¹Oleg S. Vereshchagin,¹Maya O. Khmelnitskaya,¹Natalia S. Vlasenko,¹Elena N. Perova,¹Mikhail N. Murashko,²Yevgeny Vapnik,¹Elena S. Sukharzhevskaya,³Albina G. Kopylova,^1,4Sergey N. Britvin
Journal of Geophysical Research: Planets (in Press) Link to Article [https://doi.org/10.1029/2025JE009396]
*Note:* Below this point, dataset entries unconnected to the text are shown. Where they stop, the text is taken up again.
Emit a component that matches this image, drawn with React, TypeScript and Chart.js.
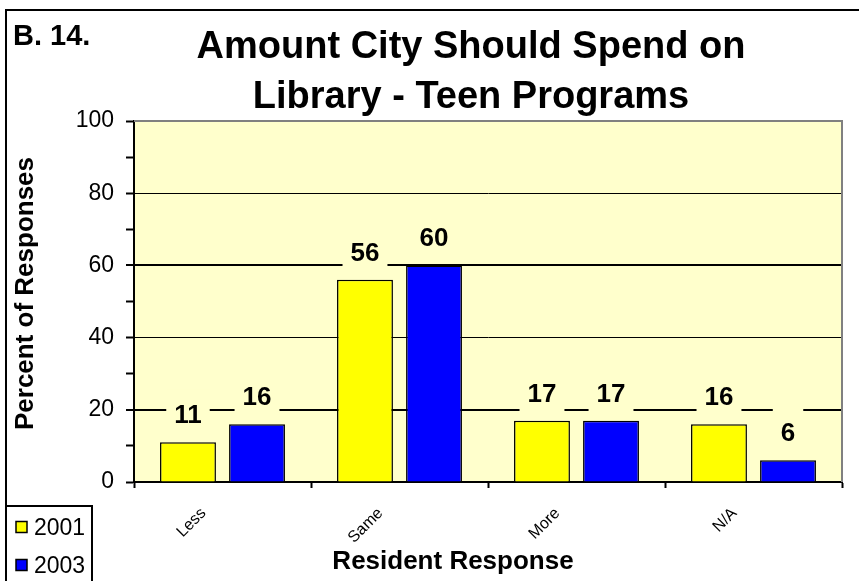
import React, { useEffect, useRef } from 'react';
import { Chart, registerables } from 'chart.js';

Chart.register(...registerables);

const categories = ['Less', 'Same', 'More', 'N/A'];
const series2001 = [11, 56, 17, 16];
const series2003 = [16, 60, 17, 6];
const seriesNames = ['2001', '2003'];
const yMin = 0;
const yMax = 100;
const yStep = 10;
const yLabelStep = 20;
const chartTitle = ['Amount City Should Spend on', 'Library - Teen Programs'];
const figureLabel = 'B. 14.';
const xTitle = 'Resident Response';
const yTitle = 'Percent of Responses';

const FONT = '"Liberation Sans", Arial, Helvetica, sans-serif';
const PLOT_BG = '#FFFFCC';
const YELLOW = '#FFFF00';
const BLUE = '#0000FF';

const decorPlugin = {
  id: 'decor',
  beforeDraw(chart: any) {
    const { ctx, chartArea: a } = chart;
    ctx.save();
    ctx.fillStyle = '#FFFFFF';
    ctx.fillRect(0, 0, chart.width, chart.height);
    ctx.fillStyle = PLOT_BG;
    ctx.fillRect(a.left, a.top, a.right - a.left, a.bottom - a.top);
    ctx.restore();
  },
  afterDatasetsDraw(chart: any) {
    const { ctx, chartArea: a } = chart;
    ctx.save();
    // gray top/right plot border
    ctx.strokeStyle = '#808080';
    ctx.lineWidth = 2;
    ctx.beginPath();
    ctx.moveTo(a.left, a.top);
    ctx.lineTo(a.right, a.top);
    ctx.lineTo(a.right, a.bottom);
    ctx.stroke();
    // data labels
    ctx.font = `bold 26px ${FONT}`;
    chart.data.datasets.forEach((ds: any, di: number) => {
      const meta = chart.getDatasetMeta(di);
      meta.data.forEach((el: any, i: number) => {
        const text = String(ds.data[i]);
        const w = ctx.measureText(text).width;
        const baseline = el.y - 19;
        const cy = baseline - 9.5;
        ctx.fillStyle = PLOT_BG;
        ctx.fillRect(el.x - w / 2 - 8, cy - 24, w + 16, 48);
        ctx.fillStyle = '#000000';
        ctx.textAlign = 'center';
        ctx.textBaseline = 'alphabetic';
        ctx.fillText(text, el.x, baseline);
      });
    });
    ctx.restore();
  },
  afterDraw(chart: any) {
    const { ctx, chartArea: a } = chart;
    ctx.save();
    // outer border (runs off right & bottom)
    ctx.strokeStyle = '#000000';
    ctx.lineWidth = 2;
    ctx.strokeRect(6, 10, chart.width + 20, chart.height + 20);
    // figure label
    ctx.fillStyle = '#000000';
    ctx.textAlign = 'left';
    ctx.textBaseline = 'alphabetic';
    ctx.font = `bold 29px ${FONT}`;
    ctx.fillText(figureLabel, 13, 45);
    // title
    ctx.textAlign = 'center';
    ctx.font = `bold 38px ${FONT}`;
    ctx.fillText(chartTitle[0], 471, 58);
    ctx.fillText(chartTitle[1], 471, 108);
    // x title
    ctx.font = `bold 26px ${FONT}`;
    ctx.fillText(xTitle, 453, 569);
    // y title
    ctx.save();
    ctx.translate(33, (a.top + a.bottom) / 2 - 8);
    ctx.rotate(-Math.PI / 2);
    ctx.fillText(yTitle, 0, 0);
    ctx.restore();
    // legend
    ctx.lineWidth = 2;
    ctx.strokeRect(6, 506, 86, 100);
    const colors = [YELLOW, BLUE];
    const rows = [527, 565];
    ctx.font = `23px ${FONT}`;
    ctx.textAlign = 'left';
    seriesNames.forEach((name, i) => {
      const cy = rows[i];
      ctx.fillStyle = colors[i];
      ctx.fillRect(16, cy - 5.5, 11, 11);
      ctx.lineWidth = 1.5;
      ctx.strokeStyle = '#000000';
      ctx.strokeRect(16, cy - 5.5, 11, 11);
      ctx.fillStyle = '#000000';
      ctx.fillText(name, 34, cy + 8);
    });
    ctx.restore();
  },
};

export default function App() {
  const ref = useRef<HTMLCanvasElement | null>(null);
  useEffect(() => {
    document.body.style.margin = '0';
    const canvas = ref.current;
    if (!canvas) return;
    const chart = new Chart(canvas, {
      type: 'bar',
      data: {
        labels: categories,
        datasets: [
          {
            label: seriesNames[0],
            data: series2001,
            backgroundColor: YELLOW,
            borderColor: '#000000',
            borderWidth: 1.5,
            categoryPercentage: 0.78,
            barPercentage: 0.81,
          },
          {
            label: seriesNames[1],
            data: series2003,
            backgroundColor: BLUE,
            borderColor: '#000000',
            borderWidth: 1.5,
            categoryPercentage: 0.78,
            barPercentage: 0.81,
          },
        ],
      },
      options: {
        responsive: false,
        animation: false,
        devicePixelRatio: 1,
        layout: { padding: { left: 0, top: 121, right: 17, bottom: 0 } },
        plugins: {
          legend: { display: false },
          title: { display: false },
          tooltip: { enabled: false },
        },
        scales: {
          x: {
            afterFit(scale: any) {
              scale.height = 99;
            },
            grid: {
              offset: true,
              drawOnChartArea: false,
              drawTicks: true,
              tickLength: 6,
              tickColor: '#000000',
              tickWidth: 2,
            },
            border: { color: '#000000', width: 2 },
            ticks: {
              color: '#000000',
              font: { family: FONT, size: 16 },
              maxRotation: 45,
              minRotation: 45,
              padding: 16,
              labelOffset: -19,
              autoSkip: false,
            },
          },
          y: {
            min: yMin,
            max: yMax,
            afterFit(scale: any) {
              scale.width = 134;
            },
            grid: {
              color: (c: any) => {
                const v = c.tick ? c.tick.value : 0;
                return v > yMin && v < yMax && v % yLabelStep === 0 ? '#000000' : 'rgba(0,0,0,0)';
              },
              lineWidth: (c: any) => {
                const v = c.tick ? c.tick.value : 0;
                return v === 20 || v === 60 ? 2 : 1;
              },
              drawTicks: true,
              tickLength: 8,
              tickColor: '#000000',
              tickWidth: 2,
            },
            border: { color: '#000000', width: 2 },
            ticks: {
              stepSize: yStep,
              color: '#000000',
              font: { family: FONT, size: 23 },
              padding: 12,
              callback: (v: any) => (Number(v) % yLabelStep === 0 ? String(v) : ''),
            },
          },
        },
      },
      plugins: [decorPlugin],
    });
    return () => chart.destroy();
  }, []);
  return <canvas ref={ref} width={859} height={581} style={{ display: 'block' }} />;
}
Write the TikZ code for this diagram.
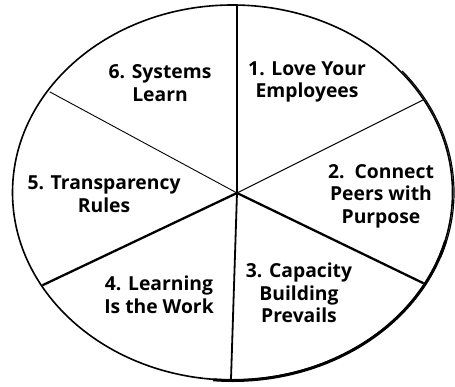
\documentclass[tikz,border=0pt]{standalone}
\usepackage{fontspec}
\setmainfont{Open Sans}
\begin{document}
\begin{tikzpicture}[x=1pt,y=-1pt,
  lbl/.style={font=\fontsize{19.3}{22.5}\selectfont\bfseries, align=center, inner sep=0pt},
  spoke/.style={draw=black, line cap=round}]
\useasboundingbox (0,0) rectangle (455,387);
% outline
\draw[line width=1.6pt] (232.5,192.5) ellipse [x radius=220, y radius=187.5];
\draw[line width=3pt] (232.5,192.5) ++(15:220.5 and 188) arc[start angle=15, end angle=95, x radius=220.5, y radius=188];
\draw[line width=1.2pt] (232.5,192.5) ++(-40:221.5 and 189) arc[start angle=-40, end angle=20, x radius=221.5, y radius=189];
% spokes
\coordinate (c) at (237,193);
\coordinate (top) at (237,5);
\coordinate (bot) at (231,379);
\coordinate (ul) at (50,92);
\coordinate (ur) at (423,100);
\coordinate (lr) at (423,283);
\coordinate (ll) at (43,285);
\draw[spoke, line width=1.5pt] (c) -- (top);
\draw[spoke, line width=1.8pt] (c) -- (bot);
\draw[spoke, line width=0.9pt] (c) -- (ul);
\draw[spoke, line width=1.1pt] (c) -- (ur);
\draw[spoke, line width=2.3pt] (c) -- (lr);
\draw[spoke, line width=2.3pt] (c) -- (ll);
% labels
\node[lbl] (t1) at (307,82) {1. Love Your\\Employees};
\node[lbl] (t2) at (381,196) {2.\ \ Connect\\Peers with\\Purpose};
\node[lbl] (t3) at (299,293) {3. Capacity\\Building\\Prevails};
\node[lbl] (t4) at (159,295) {4. Learning\\Is the Work};
\node[lbl] (t5) at (104,194) {5. Transparency\\Rules};
\node[lbl] (t6) at (160,83) {6. Systems\\Learn};
\end{tikzpicture}
\end{document}
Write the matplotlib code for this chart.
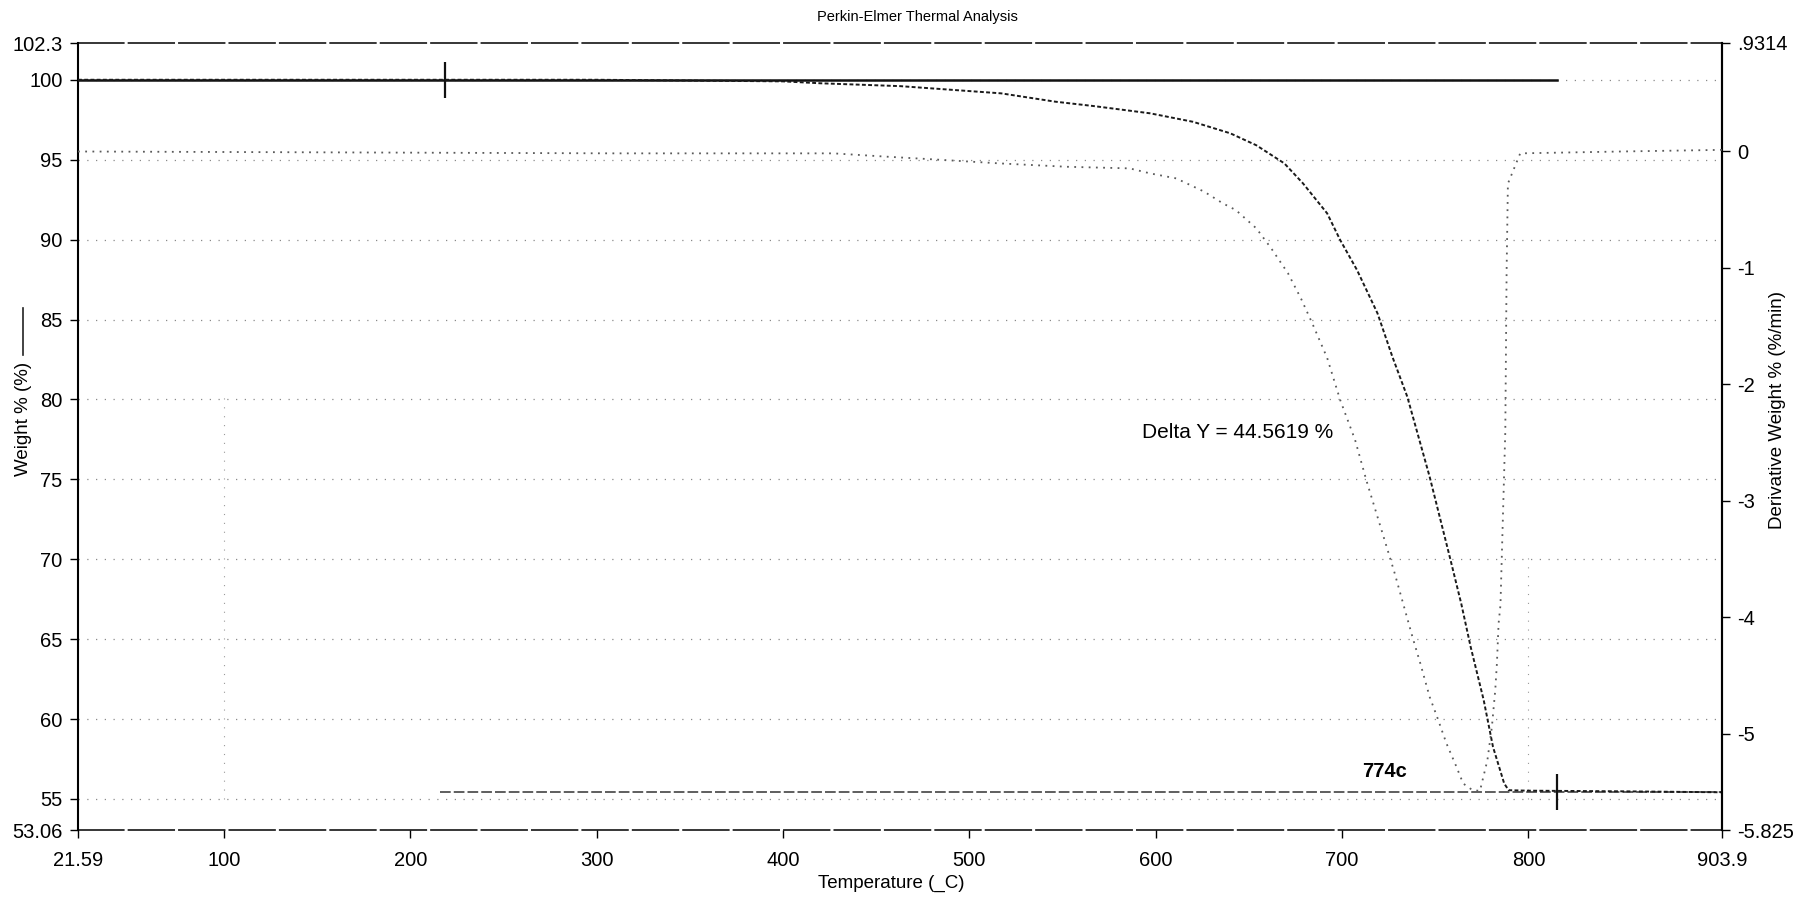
import matplotlib
matplotlib.use("Agg")
import matplotlib.pyplot as plt
from matplotlib.lines import Line2D

plt.rcParams['font.family'] = ['Liberation Sans', 'DejaVu Sans']

# ---- data ----
# weight % curve (left axis)
temp_w = [21.59, 300, 400, 420, 463, 517, 546, 567, 597, 620, 640, 654, 669, 679,
          692, 699, 708, 719, 727, 735, 747, 758, 764, 769, 776, 781, 787,
          789.4, 800, 850, 903.9]
weight = [100.0, 100.0, 99.9, 99.78, 99.6, 99.15, 98.63, 98.35, 97.9, 97.37, 96.65,
          95.9, 94.77, 93.52, 91.64, 89.97, 88.1, 85.39, 82.67, 80.17, 75.16,
          70.05, 67.2, 64.52, 61.19, 58.26, 55.97, 55.55, 55.52, 55.48, 55.42]

# derivative weight % (%/min) curve (right axis)
temp_d = [21.59, 309, 427, 454, 481, 516, 552, 586, 597, 611, 626, 636, 643, 654,
          662, 671, 678, 684, 692, 699, 707, 713, 719, 728, 738, 742, 747, 751,
          756, 761, 765, 770, 774, 778, 780.4, 782.2, 783.1, 784, 785, 787.6,
          788.3, 789, 795.6, 850, 903.9]
deriv = [0.0, -0.016, -0.016, -0.043, -0.068, -0.102, -0.131, -0.145, -0.188,
         -0.231, -0.345, -0.445, -0.503, -0.660, -0.832, -1.046, -1.264, -1.475,
         -1.772, -2.134, -2.477, -2.821, -3.136, -3.608, -4.180, -4.395, -4.682,
         -4.854, -5.081, -5.268, -5.426, -5.483, -5.489, -5.225, -4.940, -4.626,
         -4.395, -4.052, -3.894, -2.403, -1.031, -0.276, -0.016, 0.0, 0.014]

# delta Y step lines and cursor marks
upper_ref_x = [21.59, 815.3]
upper_ref_y = [100.0, 100.0]
lower_ref_x = [215.9, 903.9]
lower_ref_y = [55.45, 55.45]
cursor_x = [218.6, 815.3]
cursor_y = [100.0, 55.45]

x_ticks = [21.59, 100, 200, 300, 400, 500, 600, 700, 800, 903.9]
x_labels = ['21.59', '100', '200', '300', '400', '500', '600', '700', '800', '903.9']
yl_ticks = [53.06, 55, 60, 65, 70, 75, 80, 85, 90, 95, 100, 102.3]
yl_labels = ['53.06', '55', '60', '65', '70', '75', '80', '85', '90', '95', '100', '102.3']
yr_ticks = [-5.825, -5, -4, -3, -2, -1, 0, 0.9314]
yr_labels = ['-5.825', '-5', '-4', '-3', '-2', '-1', '0', '.9314']
grid_y = [55, 60, 65, 70, 75, 80, 85, 90, 95, 100]

W, H = 1810, 897
fig = plt.figure(figsize=(W / 100, H / 100), dpi=100)
L, R, T, B = 78, 1722, 43, 830
ax = fig.add_axes([L / W, 1 - B / H, (R - L) / W, (B - T) / H])
ax.set_xlim(21.59, 903.9)
ax.set_ylim(53.06, 102.3)

# faint dotted grid
for g in grid_y:
    ax.axhline(g, color='#8a8a8a', lw=0.9, ls=(0, (1, 6)), zorder=0)
ax.axvline(100, ymin=0.04, ymax=0.55, color='#999999', lw=0.8, ls=(0, (1, 7)), zorder=0)
ax.axvline(800, ymin=0.04, ymax=0.35, color='#999999', lw=0.8, ls=(0, (1, 7)), zorder=0)

# step lines + cursors
ax.plot(upper_ref_x, upper_ref_y, color='#111111', lw=1.8, zorder=3)
ax.plot(lower_ref_x, lower_ref_y, color='#333333', lw=1.1, ls=(0, (7, 2)), zorder=3)
ax.plot(cursor_x, cursor_y, ls='none', marker='|', ms=26, mew=1.6, color='#111111', zorder=4)

# weight curve
ax.plot(temp_w, weight, color='#1a1a1a', lw=1.4, ls=(0, (2, 1.2)), zorder=4)

ax.set_xticks(x_ticks)
ax.set_xticklabels(x_labels)
ax.set_yticks(yl_ticks)
ax.set_yticklabels(yl_labels)
ax.tick_params(direction='out', length=6, width=1, labelsize=14.5, pad=5)
ax.tick_params(axis='x', pad=9)

for s in ['left', 'right']:
    ax.spines[s].set_linewidth(1.5)
for s in ['top', 'bottom']:
    ax.spines[s].set_linewidth(1.1)
    ax.spines[s].set_linestyle((0, (30, 3)))

ax2 = ax.twinx()
ax2.set_ylim(-5.825, 0.9314)
ax2.plot(temp_d, deriv, color='#5a5a5a', lw=1.3, ls=(0, (1, 3)), zorder=3)
ax2.set_yticks(yr_ticks)
ax2.set_yticklabels(yr_labels)
ax2.tick_params(direction='out', length=6, width=1, labelsize=14.5, pad=5)
for s in ['left', 'top', 'bottom']:
    ax2.spines[s].set_visible(False)
ax2.spines['right'].set_linewidth(1.5)

# annotations
ax.text(695, 77.9, 'Delta Y = 44.5619 %', ha='right', va='center', fontsize=15)
ax.text(710.6, 56.7, '774c', ha='left', va='center', fontsize=14.5, fontweight='bold')

# titles and axis labels
fig.text(0.507, 1 - 17 / H, 'Perkin-Elmer Thermal Analysis', ha='center', va='center', fontsize=10.5)
fig.text(891 / W, 1 - 883 / H, 'Temperature (_C)', ha='center', va='center', fontsize=13.5)
fig.text(23 / W, 1 - 419 / H, 'Weight % (%)', rotation=90, ha='center', va='center', fontsize=13.5)
fig.add_artist(Line2D([23 / W, 23 / W], [1 - 308 / H, 1 - 355 / H], color='#222222', lw=1.2))
fig.text(1777 / W, 1 - 410 / H, 'Derivative Weight % (%/min)', rotation=90,
         ha='center', va='center', fontsize=13.5)

fig.savefig('out.png', dpi=100)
¹Saint Petersburg State University, University Embankment 7/9, St. Petersburg, Russian Federation
²Department ofGeological and Environmental Sciences, Ben‐Gurion University of the Negev, Beer‐Sheva, Israel
³Diamond and PreciousMetal Geology Institute, Siberian Branch, Russian Academy of Sciences, Yakutsk, Russia
⁴Nanomaterial Research Center,Kola Science Centre, Russian Academy of Sciences, Apatity, Russia
Published by arrangement with John Wiley & Sons

Iron is one of the most common elements on Earth and is present in the modern crust mainly in the form of (hydro)oxides and silicates, whereas terrestrial (telluric) native Fe is extremely rare. It is generally assumed that telluric Fe differs greatly in its chemical composition and mineralogy from the metal of iron meteorites, indicating different modes of formation. We uncover haxonite (NiFe22C6) and uakitite (VN) within telluric iron assemblages in terrestrial crustal rocks (volcanic rocks of the Norilsk ore region, Russia and metamorphic rocks of the Hatrurim Basin, Israel, respectively). Both minerals were previously discovered in iron meteorites and were thought to be absent in Earth’s crustal rocks. Consequently, we analyzed available data on terrestrial rocks containing native iron and iron meteorites and compared their oxygen-free mineral assemblages. The resemblance in mineralogy suggests that at least some metal-rich asteroids may have formed in a manner similar to telluric iron. We suggest that heating at low pressures (T ≈ 1000°C, P < 10 MPa) of the primary Fe-bearing silicates in the presence of organic matter led to the formation of an iron melt at low oxygen fugacity (up to 5 units below Fe-FeO buffer). Significant differences in the geochemistry of terrestrial and extraterrestrial iron are associated with different degrees of evolution of the primary minerals involved in their formation.